With the default settings, Audacity converts everything to 32-bit floating point for “easier processing”. For all practical purposes, floating point has no upper (or lower) limit so you can do things like boost the bass and push the peaks over 0dB and everything will be OK as long as you lower the volume before exporting. The conversion to 32-bit floating-point and back is lossless.

…If you want to hear what low-resolution audio sounds like, export as an 8-bit WAV. You’ll hear quantization noise which is like a “fuzz” on top of the audio. It’s similar to regular analog noise in-that it’s most noticeable with a quiet signal. But unlike analog noise it goes-away completely with pure digital silence. If you do this 8-bit experiment, turn-off dither in Audacity’s settings. Dither is added noise that’s supposed to sound better than quantization noise.

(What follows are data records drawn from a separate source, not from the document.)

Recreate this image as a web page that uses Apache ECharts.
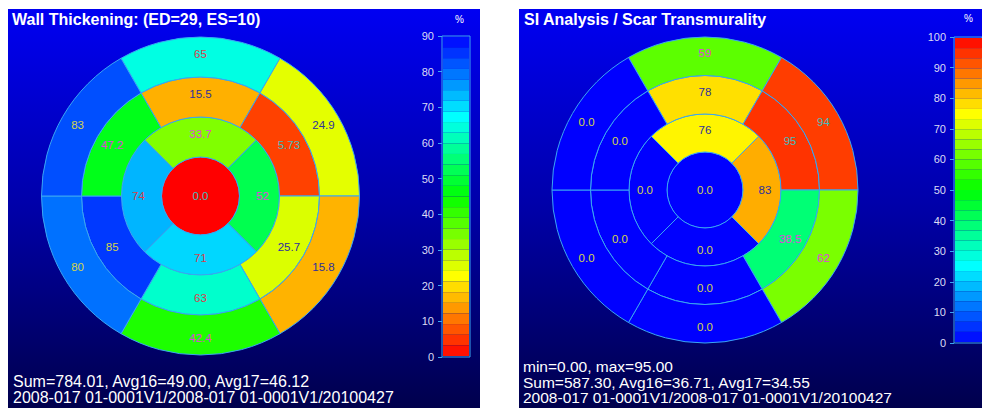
<!DOCTYPE html>
<html><head><meta charset="utf-8">
<script src="https://cdn.jsdelivr.net/npm/echarts@6/dist/echarts.min.js"></script>
<style>html,body{margin:0;padding:0;background:#fff;}#c{width:982px;height:408px;}</style>
</head><body><div id="c"></div>
<script>
// ---------- data ----------
const leftTitle = 'Wall Thickening: (ED=29, ES=10)';
const rightTitle = 'SI Analysis / Scar Transmurality';
// AHA 17-segment values; each ring listed clockwise starting with the top segment
const leftBasal = [65, 24.9, 15.8, 42.4, 80, 83];
const leftMid = [15.5, 5.73, 25.7, 63, 85, 47.2];
const leftApical = [33.7, 52, 71, 74];
const leftApex = [0.0];
const rightBasal = [59, 94, 62, 0, 0, 0];
const rightMid = [78, 95, 38.5, 0, 0, 0];
const rightApical = [76, 83, 0, 0];
const rightApex = [0.0];
const leftRange = [0, 90];
const rightRange = [0, 100];
const tickStep = 10;
const unitLabel = '%';
const leftInfo = ['Sum=784.01, Avg16=49.00, Avg17=46.12', '2008-017 01-0001V1/2008-017 01-0001V1/20100427'];
const rightInfo = ['min=0.00, max=95.00', 'Sum=587.30, Avg16=36.71, Avg17=34.55', '2008-017 01-0001V1/2008-017 01-0001V1/20100427'];

// ---------- helpers ----------
const FONT = 'Liberation Sans, Arial, sans-serif';
const BORDER = '#3aa6f2';
const BANDS = 30;
function hueRGB(h) {
  const x = 1 - Math.abs((h / 60) % 2 - 1);
  let r, g, b;
  if (h < 60) { r = 1; g = x; b = 0; } else if (h < 120) { r = x; g = 1; b = 0; }
  else if (h < 180) { r = 0; g = 1; b = x; } else { r = 0; g = x; b = 1; }
  return [r, g, b].map(c => Math.round(c * 255));
}
function makeHue(range, lowIsBlue) {
  return v => {
    let t = (v - range[0]) / (range[1] - range[0]);
    t = Math.max(0, Math.min(1, t));
    return lowIsBlue ? 240 * (1 - t) : 240 * t;
  };
}
const css = c => 'rgb(' + c.join(',') + ')';
// contrasting label colour chosen from the segment's hue
function labelColor(h) {
  if (h >= 200) return '#d4d44c';
  if (h >= 160) return '#d8404c';
  if (h >= 80) return '#e044dc';
  if (h >= 30) return '#30309c';
  return '#44bcbc';
}
function fmt(v) {
  if (v === 0) return '0.0';
  if (v >= 50) return String(Math.round(v));
  if (v >= 10) return v.toFixed(1);
  return v.toFixed(2);
}
function ring(values, center, r0, r1, startAngle, hue) {
  return {
    type: 'pie', center: center, radius: [r0, r1], startAngle: startAngle, clockwise: true,
    silent: true, animation: false, avoidLabelOverlap: false,
    label: { show: true, position: r0 === 0 ? 'center' : 'inside', fontSize: 11.5, fontFamily: FONT },
    labelLine: { show: false }, emphasis: { disabled: true },
    itemStyle: { borderColor: BORDER, borderWidth: 1 },
    data: values.map((v, i) => ({
      value: 1, name: 's' + i,
      itemStyle: { color: css(hueRGB(hue(v))) },
      label: { formatter: fmt(v), color: labelColor(hue(v)) }
    }))
  };
}
function pieces(range, hue) {
  const out = [], step = (range[1] - range[0]) / BANDS;
  for (let i = 0; i < BANDS; i++) {
    const lo = range[0] + i * step, hi = lo + step;
    const p = { gte: lo, color: css(hueRGB(hue(lo + step / 2))) };
    if (i === BANDS - 1) p.lte = hi; else p.lt = hi;
    out.push(p);
  }
  return out;
}
const leftHue = makeHue(leftRange, false);
const rightHue = makeHue(rightRange, true);

const LC = [200.5, 196], LR = [39, 79, 119, 159];
const RC = [705, 190], RR = [38, 76, 114.5, 153];

const bg = { type: 'linear', x: 0, y: 0, x2: 0, y2: 1,
  colorStops: [{ offset: 0, color: '#0000f2' }, { offset: 0.5, color: '#0000a8' }, { offset: 1, color: '#00004c' }] };

const series = [
  ring(leftApex, LC, 0, LR[0], 90, leftHue),
  ring(leftApical, LC, LR[0], LR[1], 135, leftHue),
  ring(leftMid, LC, LR[1], LR[2], 120, leftHue),
  ring(leftBasal, LC, LR[2], LR[3], 120, leftHue),
  ring(rightApex, RC, 0, RR[0], 90, rightHue),
  ring(rightApical, RC, RR[0], RR[1], 135, rightHue),
  ring(rightMid, RC, RR[1], RR[2], 120, rightHue),
  ring(rightBasal, RC, RR[2], RR[3], 120, rightHue),
  { type: 'scatter', xAxisIndex: 0, yAxisIndex: 0, data: [], silent: true },
  { type: 'scatter', xAxisIndex: 1, yAxisIndex: 1, data: [], silent: true }
];

const axisY = (grid, range) => ({
  gridIndex: grid, type: 'value', min: range[0], max: range[1], interval: tickStep, position: 'left',
  axisLine: { show: false }, splitLine: { show: false },
  axisTick: { show: true, length: 4, lineStyle: { color: BORDER } },
  axisLabel: { color: '#dcdcf4', fontSize: 11, margin: 8, fontFamily: FONT }
});
const txt = (text, left, top, size, weight, lh) => ({
  text: text, left: left, top: top, padding: 0,
  textStyle: { color: '#ffffff', fontSize: size, fontWeight: weight, fontFamily: FONT, lineHeight: lh }
});

const option = {
  animation: false,
  backgroundColor: '#ffffff',
  graphic: [
    { type: 'rect', z: -10, silent: true, shape: { x: 8, y: 9, width: 472, height: 399 }, style: { fill: bg } },
    { type: 'rect', z: -10, silent: true, shape: { x: 519, y: 9, width: 463, height: 399 }, style: { fill: bg } }
  ],
  title: [
    txt(leftTitle, 12, 11, 16, 'bold', 16),
    txt(rightTitle, 524, 11, 16, 'bold', 16),
    txt(unitLabel, 455, 13, 10, 'normal', 12),
    txt(unitLabel, 964, 12, 10, 'normal', 12),
    txt(leftInfo.join('\n'), 13, 374, 16, 'normal', 15.5),
    txt(rightInfo.join('\n'), 523, 359, 15.5, 'normal', 15.5)
  ],
  grid: [
    { left: 442, top: 36, width: 28, height: 321, show: true, borderColor: BORDER, borderWidth: 1, backgroundColor: 'rgba(0,0,0,0)' },
    { left: 954, top: 37, width: 28, height: 306, show: true, borderColor: BORDER, borderWidth: 1, backgroundColor: 'rgba(0,0,0,0)' }
  ],
  xAxis: [{ gridIndex: 0, type: 'value', show: false }, { gridIndex: 1, type: 'value', show: false }],
  yAxis: [axisY(0, leftRange), axisY(1, rightRange)],
  visualMap: [
    { type: 'piecewise', seriesIndex: 8, pieces: pieces(leftRange, leftHue), orient: 'vertical',
      left: 443, top: 37, itemWidth: 26, itemHeight: 319 / BANDS, itemGap: 0, itemSymbol: 'rect',
      showLabel: false, padding: 0, selectedMode: false, hoverLink: false },
    { type: 'piecewise', seriesIndex: 9, pieces: pieces(rightRange, rightHue), orient: 'vertical',
      left: 955, top: 38, itemWidth: 27, itemHeight: 304 / BANDS, itemGap: 0, itemSymbol: 'rect',
      showLabel: false, padding: 0, selectedMode: false, hoverLink: false }
  ],
  series: series
};
const chart = echarts.init(document.getElementById('c'), null, { renderer: 'svg', width: 982, height: 408 });
chart.setOption(option);
</script></body></html>
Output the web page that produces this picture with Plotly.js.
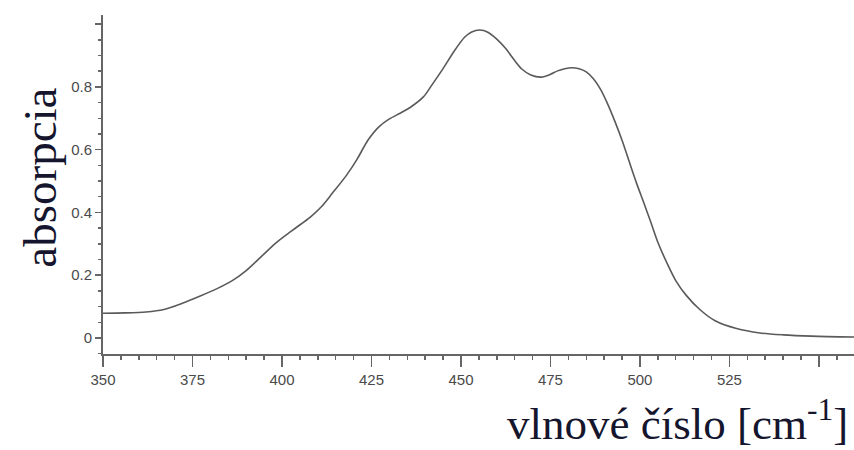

Vinyl can go actually ultrasonic (above the hearing range) and higher than CD quality audio! 44.1kHz audio can’t quite go to the theoretical limit of 22,050Hz because filters aren’t perfect, but it’s usually darn-flat to above 20kHz. But, even though vinyl can go higher, most of the higher-frequency energy on a record is noise, and it’s too high to hear anyway. Digital is flatter over the audio range.